**PROVIDED DATA**.
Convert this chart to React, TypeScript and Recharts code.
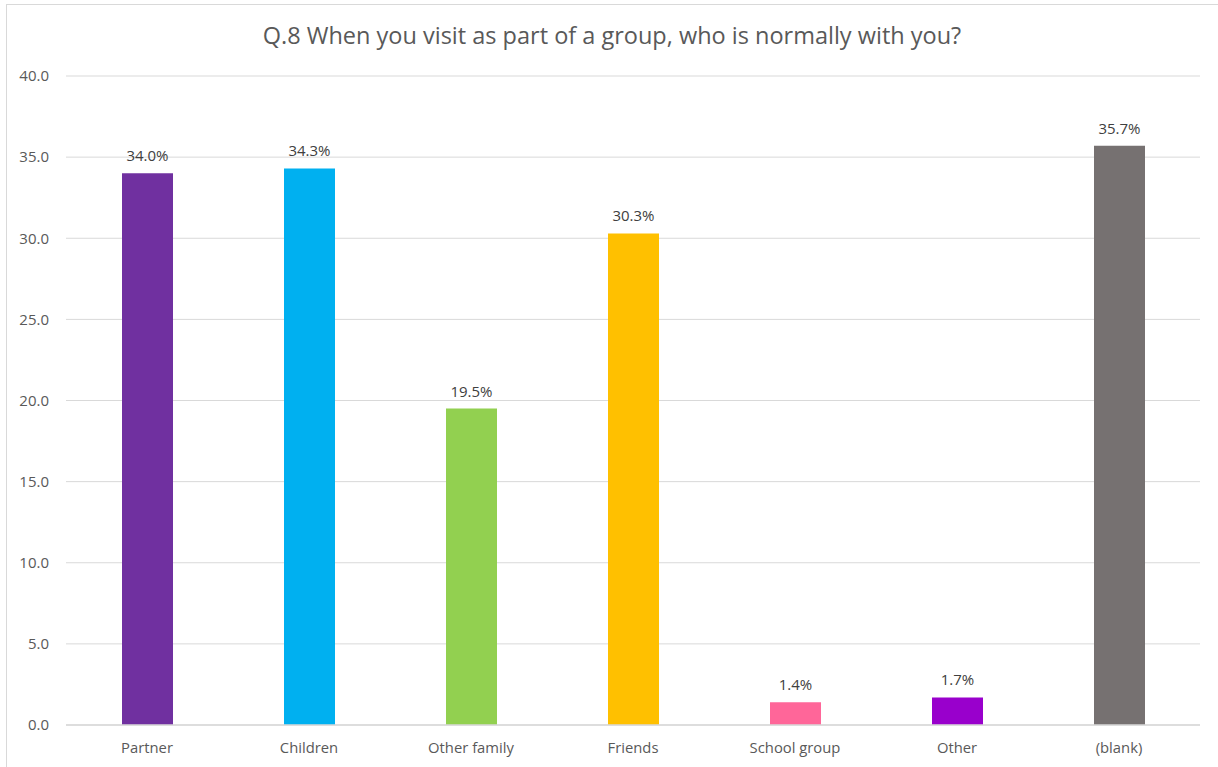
import { BarChart, Bar, XAxis, YAxis, CartesianGrid, Cell, LabelList } from "recharts";

const categories = ["Partner", "Children", "Other family", "Friends", "School group", "Other", "(blank)"];
const percents = [34.0, 34.3, 19.5, 30.3, 1.4, 1.7, 35.7];
const barColors = ["#7030A0", "#00B0F0", "#92D050", "#FFC000", "#FF6699", "#9900CC", "#767171"];
const yTicks = [0, 5, 10, 15, 20, 25, 30, 35, 40];

const title = "Q.8 When you visit as part of a group, who is normally with you?";

const data = categories.map((name, i) => ({ name, value: percents[i] }));

const font = "'Open Sans', sans-serif";

export default function App() {
  return (
    <div style={{ position: "fixed", left: 0, top: 0, width: 1218, height: 767, overflow: "hidden", background: "#fff", fontFamily: font }}>
      <div style={{ position: "absolute", left: 6, top: 4, width: 1240, height: 800, border: "1px solid #d9d9d9" }} />
      <div style={{ position: "absolute", left: 0, top: 19, width: 1224, textAlign: "center", fontSize: 23.5, color: "#595959", whiteSpace: "nowrap" }}>
        {title}
      </div>
      <div style={{ position: "absolute", left: 0, top: 0 }}>
        <BarChart width={1218} height={767} data={data} margin={{ top: 76, right: 18, bottom: 12, left: 0 }}>
          <CartesianGrid vertical={false} stroke="#d9d9d9" />
          <XAxis
            dataKey="name"
            height={30}
            tickLine={false}
            tickSize={0}
            tickMargin={17}
            axisLine={{ stroke: "#d9d9d9", strokeWidth: 1.5 }}
            tick={{ fill: "#595959", fontSize: 14.8, fontFamily: font }}
            interval={0}
          />
          <YAxis
            width={66}
            domain={[0, 40]}
            ticks={yTicks}
            tickFormatter={(v: number) => v.toFixed(1)}
            axisLine={false}
            tickLine={false}
            tickSize={0}
            tickMargin={17}
            tick={{ fill: "#595959", fontSize: 15, fontFamily: font }}
          />
          <Bar dataKey="value" barSize={51} isAnimationActive={false}>
            {data.map((d, i) => (
              <Cell key={d.name} fill={barColors[i]} />
            ))}
            <LabelList
              dataKey="value"
              position="top"
              offset={12}
              formatter={(v: number) => `${v.toFixed(1)}%`}
              style={{ fill: "#404040", fontSize: 15, fontFamily: font }}
            />
          </Bar>
        </BarChart>
      </div>
    </div>
  );
}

**WHAT IS REQUIRED**. Transcribe the whole listing exactly. Pictures are excluded.

**RESULT**.
Convert this chart to React, TypeScript and Recharts code.
import { BarChart, Bar, XAxis, YAxis, CartesianGrid, Cell, LabelList } from "recharts";

const categories = ["Partner", "Children", "Other family", "Friends", "School group", "Other", "(blank)"];
const percents = [34.0, 34.3, 19.5, 30.3, 1.4, 1.7, 35.7];
const barColors = ["#7030A0", "#00B0F0", "#92D050", "#FFC000", "#FF6699", "#9900CC", "#767171"];
const yTicks = [0, 5, 10, 15, 20, 25, 30, 35, 40];

const title = "Q.8 When you visit as part of a group, who is normally with you?";

const data = categories.map((name, i) => ({ name, value: percents[i] }));

const font = "'Open Sans', sans-serif";

export default function App() {
  return (
    <div style={{ position: "fixed", left: 0, top: 0, width: 1218, height: 767, overflow: "hidden", background: "#fff", fontFamily: font }}>
      <div style={{ position: "absolute", left: 6, top: 4, width: 1240, height: 800, border: "1px solid #d9d9d9" }} />
      <div style={{ position: "absolute", left: 0, top: 19, width: 1224, textAlign: "center", fontSize: 23.5, color: "#595959", whiteSpace: "nowrap" }}>
        {title}
      </div>
      <div style={{ position: "absolute", left: 0, top: 0 }}>
        <BarChart width={1218} height={767} data={data} margin={{ top: 76, right: 18, bottom: 12, left: 0 }}>
          <CartesianGrid vertical={false} stroke="#d9d9d9" />
          <XAxis
            dataKey="name"
            height={30}
            tickLine={false}
            tickSize={0}
            tickMargin={17}
            axisLine={{ stroke: "#d9d9d9", strokeWidth: 1.5 }}
            tick={{ fill: "#595959", fontSize: 14.8, fontFamily: font }}
            interval={0}
          />
          <YAxis
            width={66}
            domain={[0, 40]}
            ticks={yTicks}
            tickFormatter={(v: number) => v.toFixed(1)}
            axisLine={false}
            tickLine={false}
            tickSize={0}
            tickMargin={17}
            tick={{ fill: "#595959", fontSize: 15, fontFamily: font }}
          />
          <Bar dataKey="value" barSize={51} isAnimationActive={false}>
            {data.map((d, i) => (
              <Cell key={d.name} fill={barColors[i]} />
            ))}
            <LabelList
              dataKey="value"
              position="top"
              offset={12}
              formatter={(v: number) => `${v.toFixed(1)}%`}
              style={{ fill: "#404040", fontSize: 15, fontFamily: font }}
            />
          </Bar>
        </BarChart>
      </div>
    </div>
  );
}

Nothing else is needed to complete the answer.